I just tried the default bark.cpp example from the github readme, and to me it still doesn't sound close enough to realistic, and the audio quality itself was a bit scratchy... maybe I'm doing something wrong.

When I tried my own text with it, it went completely off the rails... skipping completely over random words, and also switching to different voices in the middle of a sentence. Trying to run the large model also crashed entirely.

JonathanFly · 2024-09-30T06:01:57 1727676117

You aren't doing anything wrong - Bark out the box uses a randomly generated voice and I like to think it's modeling the world of random voices which includes bad microphones/audio-quality. (Even bad 'actors' - see how many Bark voices sound like they are reading a script.)

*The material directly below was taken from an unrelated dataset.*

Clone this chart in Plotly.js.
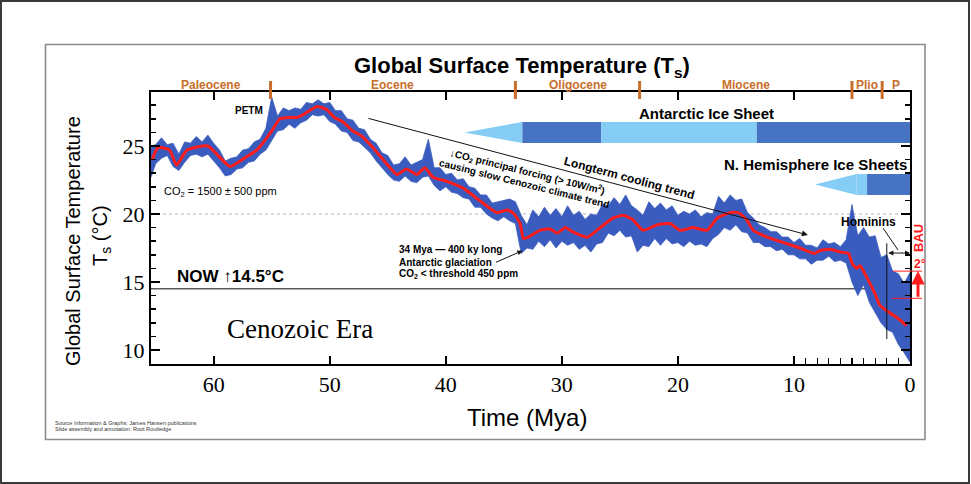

Presumably it was trained in noisy data. But it can generate and use a clean voice, they are in there. Most of the Suno default voices are not great either - but a great voice can sound perfectly clear. I haven't done much with Bark lately but on my Twitter there's plenty of clear examples of very realistic voices. Actually here I ran a prompt based on some copy and pasted test 20 times in Bark. I put a couple better results up front, but even in later samples you can find lots of evidence of human-sounding voices. https://sndup.net/bzhz5/

Going off the rails and hallucinating is a hard problem. It can be minimized, but probably would have to solved with simple brute force (check the output with S2T and retry if needed.)

For raw audio you can replace the final decoding step with something like VOCOS or MBD if you want to maximize audio quality, though you don't need do with the best voices.